ABSTRACT

WE turn from a consideration of the forces which have led to the creation of movements for adult education and have determined their direction in some smaller countries with limited resources in relation to population to the impact on educational movements of the vastly different situation in the United States of America. The very limitations of space and wealth have given to countries such as Britain and Denmark a certain unity of national sentiment and stability of cultural life which are lacking in the greater fluidity of conditions and culture in the U.S.A. One has only to travel the 2,800 miles across the continent, or the 1,600 miles from north to south, to realize the impossibility of any kind of generalization about American social conditions and institutions. It is a land of contrasts: small-scale farming and extensive cultivation in the vast prairie lands of the Middle West; great commercial cities like New York, Chicago, Philadelphia and Los Angeles, or teeming centres of industry such as Pittsburg or Detroit, and remote and still primitive settlements south of the Mason-Dixon line and between the rich black-earth regions of the east and the well-watered agricultural lands of the Pacific coast.

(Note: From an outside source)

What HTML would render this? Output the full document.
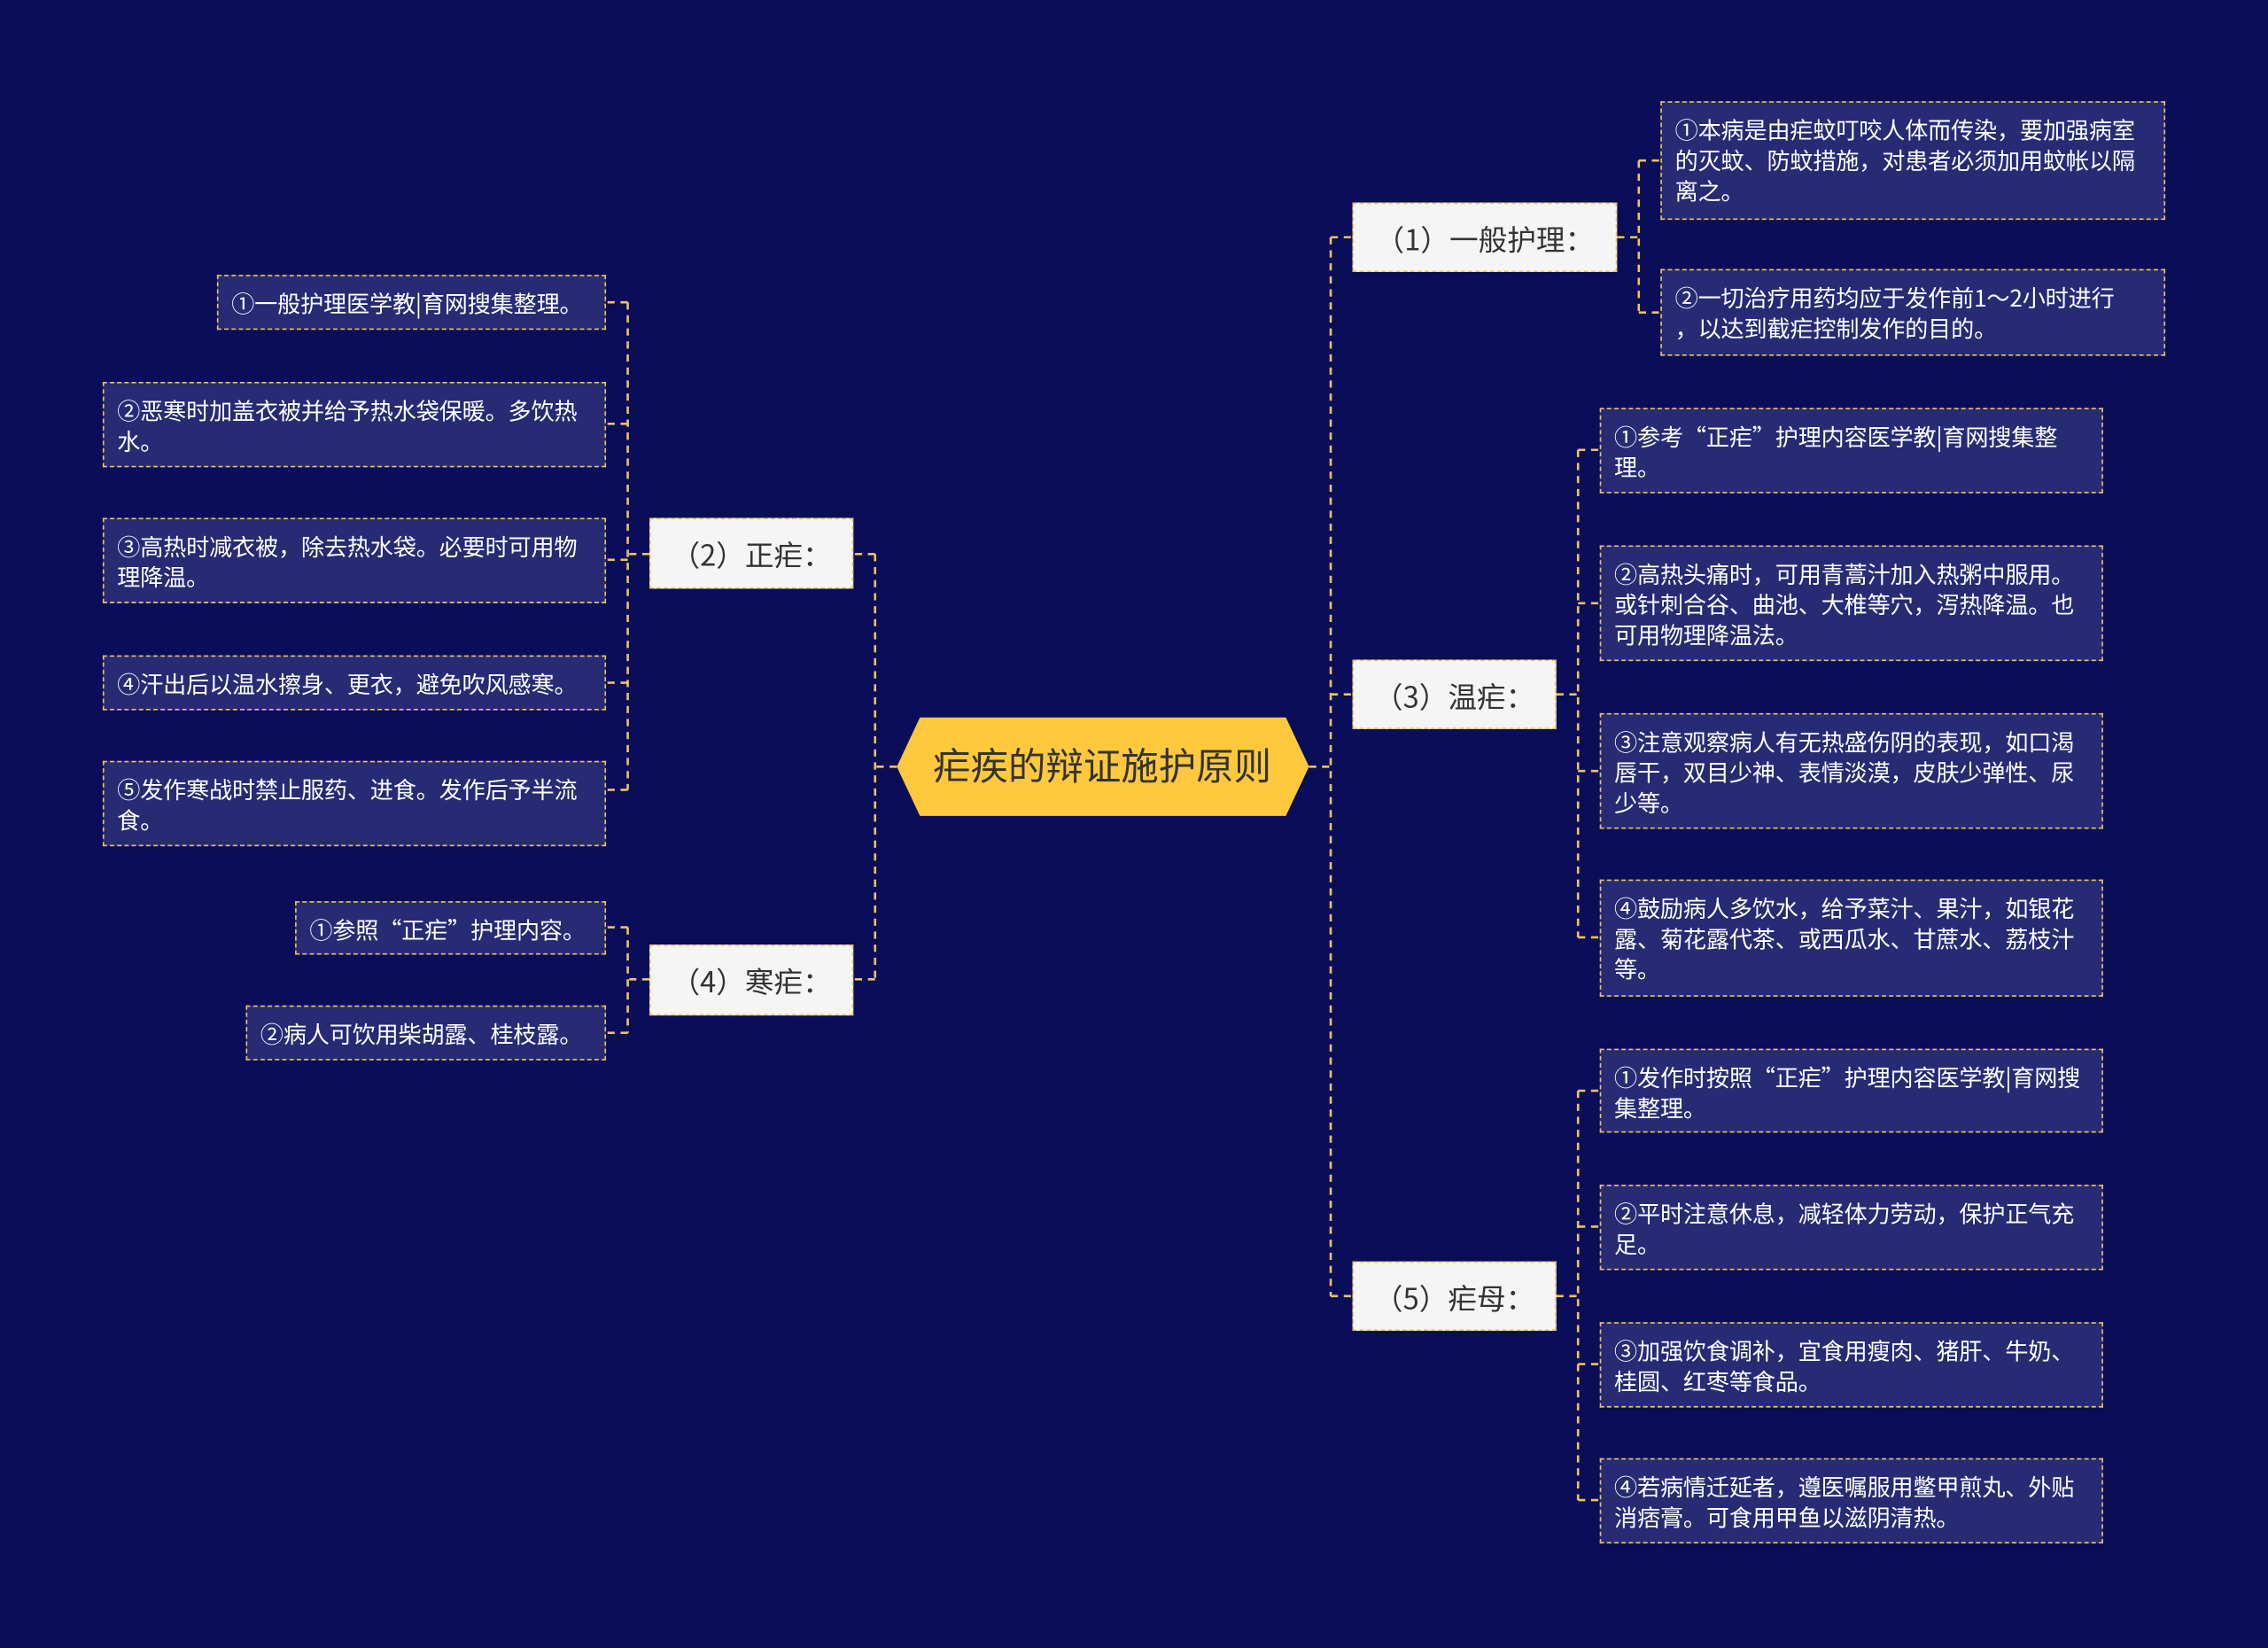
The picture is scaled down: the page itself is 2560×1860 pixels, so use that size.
<!DOCTYPE html>
<html><head><meta charset="utf-8">
<style>
html,body{margin:0;padding:0;background:#0a0d58;}
body{width:2560px;height:1859px;overflow:hidden;}
#w{position:absolute;left:0;top:0;width:1568px;height:1139px;transform:scale(1.63265);transform-origin:0 0;font-family:"Noto Sans CJK SC","Liberation Sans",sans-serif;}
.n{position:absolute;box-sizing:border-box;border:1.5px dashed #f2c25e;}
.l1{background:#f5f5f5;color:#333;font-size:20px;display:flex;align-items:center;justify-content:center;}
.lf{background:#262b74;color:#fff;font-size:16px;line-height:21px;padding:8px 6px 0 9px;letter-spacing:-0.1px;}
svg{position:absolute;left:0;top:0;}
</style></head><body>
<div id="w">
<svg width="1568" height="1139">
<g fill="none" stroke="#f2c25e" stroke-width="1.6" stroke-dasharray="5,4">
<path d="M905 530 H920 M920 164 V896 M920 164 H935 M920 480 H935 M920 896 H935"/>
<path d="M620 530 H605 M605 383 V677 M605 383 H590 M605 677 H590"/>
<path d="M1118 164 H1133 M1133 111 V216 M1133 111 H1148 M1133 216 H1148"/>
<path d="M1076 480 H1091 M1091 311 V648 M1091 311 H1106 M1091 417 H1106 M1091 533 H1106 M1091 648 H1106"/>
<path d="M1076 896 H1091 M1091 754 V1037 M1091 754 H1106 M1091 848 H1106 M1091 943 H1106 M1091 1037 H1106"/>
<path d="M449 383 H434 M434 209 V546 M434 209 H419 M434 293 H419 M434 387 H419 M434 472 H419 M434 546 H419"/>
<path d="M449 677 H434 M434 641 V714 M434 641 H419 M434 714 H419"/>
</g>
<polygon points="636,496 889,496 905,530 889,564 636,564 620,530" fill="#ffc83d"/>
<text x="762" y="539" text-anchor="middle" font-size="26" fill="#333" font-family="Noto Sans CJK SC,sans-serif">疟疾的辩证施护原则</text>
</svg>
<div class="n l1" style="left:935px;top:140px;width:183px;height:48px">（1）一般护理：</div>
<div class="n l1" style="left:449px;top:358px;width:141px;height:49px">（2）正疟：</div>
<div class="n l1" style="left:935px;top:456px;width:141px;height:48px">（3）温疟：</div>
<div class="n l1" style="left:449px;top:653px;width:141px;height:49px">（4）寒疟：</div>
<div class="n l1" style="left:935px;top:872px;width:141px;height:48px">（5）疟母：</div>

<div class="n lf" style="left:1148px;top:70px;width:349px;height:82px">①本病是由疟蚊叮咬人体而传染，要加强病室的灭蚊、防蚊措施，对患者必须加用蚊帐以隔离之。</div>
<div class="n lf" style="left:1148px;top:186px;width:349px;height:60px">②一切治疗用药均应于发作前1～2小时进行<br>，以达到截疟控制发作的目的。</div>

<div class="n lf" style="left:1106px;top:282px;width:348px;height:59px">①参考“正疟”护理内容医学教|育网搜集整理。</div>
<div class="n lf" style="left:1106px;top:377px;width:348px;height:80px">②高热头痛时，可用青蒿汁加入热粥中服用。或针刺合谷、曲池、大椎等穴，泻热降温。也可用物理降温法。</div>
<div class="n lf" style="left:1106px;top:493px;width:348px;height:80px">③注意观察病人有无热盛伤阴的表现，如口渴唇干，双目少神、表情淡漠，皮肤少弹性、尿少等。</div>
<div class="n lf" style="left:1106px;top:608px;width:348px;height:81px">④鼓励病人多饮水，给予菜汁、果汁，如银花露、菊花露代茶、或西瓜水、甘蔗水、荔枝汁等。</div>

<div class="n lf" style="left:1106px;top:725px;width:348px;height:58px">①发作时按照“正疟”护理内容医学教|育网搜集整理。</div>
<div class="n lf" style="left:1106px;top:819px;width:348px;height:59px">②平时注意休息，减轻体力劳动，保护正气充足。</div>
<div class="n lf" style="left:1106px;top:914px;width:348px;height:59px">③加强饮食调补，宜食用瘦肉、猪肝、牛奶、桂圆、红枣等食品。</div>
<div class="n lf" style="left:1106px;top:1008px;width:348px;height:59px">④若病情迁延者，遵医嘱服用鳖甲煎丸、外贴消痞膏。可食用甲鱼以滋阴清热。</div>

<div class="n lf" style="left:150px;top:190px;width:269px;height:38px">①一般护理医学教|育网搜集整理。</div>
<div class="n lf" style="left:71px;top:264px;width:348px;height:59px">②恶寒时加盖衣被并给予热水袋保暖。多饮热水。</div>
<div class="n lf" style="left:71px;top:358px;width:348px;height:59px">③高热时减衣被，除去热水袋。必要时可用物理降温。</div>
<div class="n lf" style="left:71px;top:453px;width:348px;height:38px">④汗出后以温水擦身、更衣，避免吹风感寒。</div>
<div class="n lf" style="left:71px;top:526px;width:348px;height:59px">⑤发作寒战时禁止服药、进食。发作后予半流食。</div>

<div class="n lf" style="left:204px;top:623px;width:215px;height:37px">①参照“正疟”护理内容。</div>
<div class="n lf" style="left:170px;top:695px;width:249px;height:38px">②病人可饮用柴胡露、桂枝露。</div>
</div>
</body></html>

Outside the cities generally, but differing among themselves in the different states, there are millions of people living simple, hard-working lives, whose horizons are bounded by the prospects of the next harvest, by the problems of home-making under comparatively primitive conditions, and by the state of the weather. The great population of 151,000,000, swelled by successive waves of immigration, contains large elements not yet fully assimilated; and the growing negro population of over 15,000,000 represents an average level of culture far below that of the whites.